“It’s a proper piece of city,” says Graham Haworth, of Fish Island Village on the furthest fringes of the Olympic Park. While high-rises and big commercial developments now dominate much of neighbouring Stratford, here the atmosphere is more low-key, with a mix of housing and creative studios in mid-rise blocks framing landscaped courtyards.
Over the past eight years, Haworth Tompkins, together with fellow architects Lyndon Goode and Pitman Tozer, have taken 2.2ha of wasteland and warehouses at Fish Island and turned it into a bustling neighbourhood. Arranged around two new streets and a 200m public path newly opened along the Hertford Union Canal, the architects have designed 21 buildings, ranging between six and eight storeys, which provide 588 homes (nearly 30% of them affordable) and more than 5,500m2 of commercial space.
Lyndon Goode has contributed Lanterna, a sleek restaurant and apartment building clad in basalt-black herringbone-patterned precast concrete (see CQ 266), while Pitman Tozer has added three blocks of mixed-tenure housing on one of the new streets, Monier Road. But by far the biggest element of the scheme is Haworth Tompkins’ Neptune Wharf, an ensemble of 17 blocks containing 501 homes and, intriguingly, a fashion campus operated by creative business incubator The Trampery. Across the ground floors of nine of the buildings, Neptune Wharf offers 56 low-cost studios for designers and other members of the local creative community. This helps to ensure that the street frontages and public realm are busy throughout the day.
The first Neptune Wharf blocks flank one side of Lofthouse Square, Fish Island’s main public space. Neighbouring the black-concrete Lanterna, these blocks have striking grid-like facades of solid grey concrete. The square’s paving is also precast concrete, with a texture created by Reckli moulds. Such overt use of concrete roots the development as a permanent presence in the area’s patchwork of wharves, garages and in-between spaces, and is a nod to the island’s industrial heritage – not least the oil and tar processing that inspired Lanterna’s basalt-black exterior.
The square also acts as the entrance to the fashion campus. When Haworth Tompkins took over the scheme from a Stockwool masterplan in 2014, one of its early decisions was to invert the section of the buildings on Lofthouse Square, swapping out the double-height penthouses for a 7m-high space at ground level. This provides a generous reception area, with a café and gallery. Full-height glazing connects these lively spaces with the square and canalside, drawing visitors through to the courtyards, studios and production facilities beyond.
Haworth describes these concrete-framed, double-height spaces as “very robust architectural containers” and sees them as crucial to the spirit of Fish Island Village. “As a practice, we like the idea of designing buildings that you can use, that can take knocks and can also accommodate other people’s voices.” For The Trampery, interior architect Bureau de Change has inserted mezzanines into the concrete framework to make a variety of social and studio spaces. Haworth foresees the addition of many other layers of activity to the base architecture over the decades to come.

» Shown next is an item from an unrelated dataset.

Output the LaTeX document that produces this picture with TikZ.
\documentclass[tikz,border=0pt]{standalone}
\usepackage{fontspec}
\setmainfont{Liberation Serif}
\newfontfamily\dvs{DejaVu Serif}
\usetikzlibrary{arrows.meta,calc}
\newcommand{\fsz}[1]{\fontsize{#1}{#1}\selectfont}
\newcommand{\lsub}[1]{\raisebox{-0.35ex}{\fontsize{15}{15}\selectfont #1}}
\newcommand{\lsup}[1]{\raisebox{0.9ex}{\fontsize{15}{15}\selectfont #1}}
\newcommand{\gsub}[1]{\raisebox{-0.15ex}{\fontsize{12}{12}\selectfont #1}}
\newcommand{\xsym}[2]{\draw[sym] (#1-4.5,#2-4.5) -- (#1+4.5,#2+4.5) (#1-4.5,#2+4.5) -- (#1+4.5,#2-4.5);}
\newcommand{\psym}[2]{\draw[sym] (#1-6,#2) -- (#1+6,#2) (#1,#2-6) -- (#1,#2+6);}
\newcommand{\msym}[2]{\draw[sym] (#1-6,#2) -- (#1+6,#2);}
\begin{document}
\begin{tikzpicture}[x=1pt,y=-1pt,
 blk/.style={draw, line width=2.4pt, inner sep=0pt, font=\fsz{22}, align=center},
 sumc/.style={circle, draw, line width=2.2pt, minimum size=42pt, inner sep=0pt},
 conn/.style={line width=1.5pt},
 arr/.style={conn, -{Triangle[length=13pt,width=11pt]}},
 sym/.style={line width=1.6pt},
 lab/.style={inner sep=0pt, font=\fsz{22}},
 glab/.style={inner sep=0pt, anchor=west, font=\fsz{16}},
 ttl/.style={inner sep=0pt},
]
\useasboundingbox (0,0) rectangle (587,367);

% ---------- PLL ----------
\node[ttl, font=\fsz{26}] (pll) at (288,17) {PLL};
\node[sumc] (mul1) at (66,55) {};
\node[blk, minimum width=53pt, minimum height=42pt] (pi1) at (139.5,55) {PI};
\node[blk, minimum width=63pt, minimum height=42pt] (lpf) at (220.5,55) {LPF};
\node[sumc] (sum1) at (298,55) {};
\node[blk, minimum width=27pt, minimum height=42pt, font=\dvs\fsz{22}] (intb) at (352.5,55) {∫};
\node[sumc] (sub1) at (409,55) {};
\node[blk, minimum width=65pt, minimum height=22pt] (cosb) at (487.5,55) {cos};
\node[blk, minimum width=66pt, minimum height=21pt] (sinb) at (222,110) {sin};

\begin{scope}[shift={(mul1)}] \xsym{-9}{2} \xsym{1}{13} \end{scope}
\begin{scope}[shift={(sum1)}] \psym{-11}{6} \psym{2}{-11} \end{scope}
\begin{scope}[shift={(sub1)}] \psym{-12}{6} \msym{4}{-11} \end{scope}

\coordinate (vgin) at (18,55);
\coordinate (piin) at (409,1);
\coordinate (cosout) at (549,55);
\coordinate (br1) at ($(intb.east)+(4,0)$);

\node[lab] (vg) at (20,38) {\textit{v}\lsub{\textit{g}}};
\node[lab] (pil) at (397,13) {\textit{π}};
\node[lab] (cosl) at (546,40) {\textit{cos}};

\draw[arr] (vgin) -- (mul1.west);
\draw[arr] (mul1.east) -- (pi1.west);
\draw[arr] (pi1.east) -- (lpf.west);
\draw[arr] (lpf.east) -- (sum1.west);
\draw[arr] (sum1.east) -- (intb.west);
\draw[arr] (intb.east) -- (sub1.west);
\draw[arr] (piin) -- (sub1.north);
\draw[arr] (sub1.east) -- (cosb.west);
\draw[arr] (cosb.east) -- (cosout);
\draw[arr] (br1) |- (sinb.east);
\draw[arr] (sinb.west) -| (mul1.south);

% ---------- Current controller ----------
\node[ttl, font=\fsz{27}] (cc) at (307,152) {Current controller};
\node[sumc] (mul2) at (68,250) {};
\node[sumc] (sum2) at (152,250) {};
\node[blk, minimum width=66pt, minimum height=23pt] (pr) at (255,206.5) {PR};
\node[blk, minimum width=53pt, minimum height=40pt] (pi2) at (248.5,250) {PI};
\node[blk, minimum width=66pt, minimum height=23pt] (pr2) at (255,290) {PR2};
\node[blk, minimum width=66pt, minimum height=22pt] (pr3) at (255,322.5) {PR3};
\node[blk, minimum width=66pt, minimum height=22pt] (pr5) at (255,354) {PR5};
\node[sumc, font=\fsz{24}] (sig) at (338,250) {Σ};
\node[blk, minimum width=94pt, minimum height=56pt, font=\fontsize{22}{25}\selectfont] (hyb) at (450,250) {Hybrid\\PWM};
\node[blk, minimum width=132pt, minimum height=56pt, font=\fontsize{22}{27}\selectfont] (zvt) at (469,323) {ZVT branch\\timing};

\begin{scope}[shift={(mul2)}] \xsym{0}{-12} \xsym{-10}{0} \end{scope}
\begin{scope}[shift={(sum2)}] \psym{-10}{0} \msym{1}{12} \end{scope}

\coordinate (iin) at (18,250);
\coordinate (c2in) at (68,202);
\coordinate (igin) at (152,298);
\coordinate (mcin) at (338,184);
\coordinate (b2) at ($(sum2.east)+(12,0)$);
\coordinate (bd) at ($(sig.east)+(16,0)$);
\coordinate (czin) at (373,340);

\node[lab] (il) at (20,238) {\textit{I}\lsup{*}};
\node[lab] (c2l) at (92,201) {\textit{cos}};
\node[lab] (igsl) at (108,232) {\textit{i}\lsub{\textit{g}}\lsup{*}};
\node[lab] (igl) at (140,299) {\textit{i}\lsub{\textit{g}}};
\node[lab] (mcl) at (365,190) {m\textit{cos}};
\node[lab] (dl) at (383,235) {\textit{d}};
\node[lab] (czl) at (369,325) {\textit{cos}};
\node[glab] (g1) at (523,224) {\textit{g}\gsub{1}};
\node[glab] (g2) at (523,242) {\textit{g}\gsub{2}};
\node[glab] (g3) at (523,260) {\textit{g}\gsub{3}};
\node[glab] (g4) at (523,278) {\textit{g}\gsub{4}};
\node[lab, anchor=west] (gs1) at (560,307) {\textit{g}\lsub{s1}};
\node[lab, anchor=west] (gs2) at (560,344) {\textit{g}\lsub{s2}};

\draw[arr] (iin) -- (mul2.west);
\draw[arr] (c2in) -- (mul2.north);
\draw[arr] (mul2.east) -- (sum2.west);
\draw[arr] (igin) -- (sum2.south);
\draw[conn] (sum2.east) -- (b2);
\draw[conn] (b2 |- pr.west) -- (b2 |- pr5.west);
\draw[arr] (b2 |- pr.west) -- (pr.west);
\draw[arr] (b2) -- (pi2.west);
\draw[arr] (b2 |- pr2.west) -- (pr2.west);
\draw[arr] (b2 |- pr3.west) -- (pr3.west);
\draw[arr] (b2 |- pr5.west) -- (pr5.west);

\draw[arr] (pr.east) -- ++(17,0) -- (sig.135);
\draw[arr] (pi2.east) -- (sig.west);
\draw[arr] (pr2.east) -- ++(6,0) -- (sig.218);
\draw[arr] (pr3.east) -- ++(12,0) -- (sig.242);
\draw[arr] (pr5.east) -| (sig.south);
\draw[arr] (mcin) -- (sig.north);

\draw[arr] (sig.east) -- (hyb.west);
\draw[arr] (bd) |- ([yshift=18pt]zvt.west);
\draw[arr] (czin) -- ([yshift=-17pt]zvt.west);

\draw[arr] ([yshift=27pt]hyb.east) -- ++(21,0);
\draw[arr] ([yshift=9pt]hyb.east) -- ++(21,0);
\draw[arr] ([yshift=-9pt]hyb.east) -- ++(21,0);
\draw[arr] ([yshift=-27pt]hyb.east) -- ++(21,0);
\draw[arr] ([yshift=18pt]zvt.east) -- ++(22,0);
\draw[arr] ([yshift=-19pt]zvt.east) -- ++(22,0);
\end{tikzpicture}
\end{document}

The structure is based around conventional 225mm reinforced-concrete flat slabs, cast in situ, supported on 665m x 200mm perimeter columns. The facade emphasises this post-and-beam arrangement with 665mm-wide vertical and horizontal concrete panels fixed in front of a thermal break and a layer of high-performance insulation. These panels were initially intended to be precast, but contractor Hill opted to cast the lower levels in situ, while the upper levels were precast on site. Any variations in finish have been evened out by grit-blasting the surfaces. Thin joints at 6m intervals correspond with the grid behind and echo the sharp appearance of the neighbouring Lanterna.
When the development began a decade ago, planners at the London Borough of Tower Hamlets demanded that 20% of energy use be offset with renewable generation and that carbon emissions be reduced by 50% over the Building Regulations. This has been achieved through a fabric-first approach, with high levels of airtightness and insulation, combined with rooftop photovoltaics and mechanical ventilation with heat recovery. Peabody, the housing association that co-owns the site, has also increased the original target of 4% affordable housing to 25%. All homes have access to private outdoor space, including rooftop terraces for some of the affordable maisonettes.
As Neptune Wharf stretches along the canal away from Lofthouse Square, the buildings become more residential in nature, and brick takes over from concrete as the dominant exterior material. Precast-concrete elements, such as sills, lintels, string courses and balcony soffits, offer a sense of continuity, with both acid-etched and fair-faced finishes.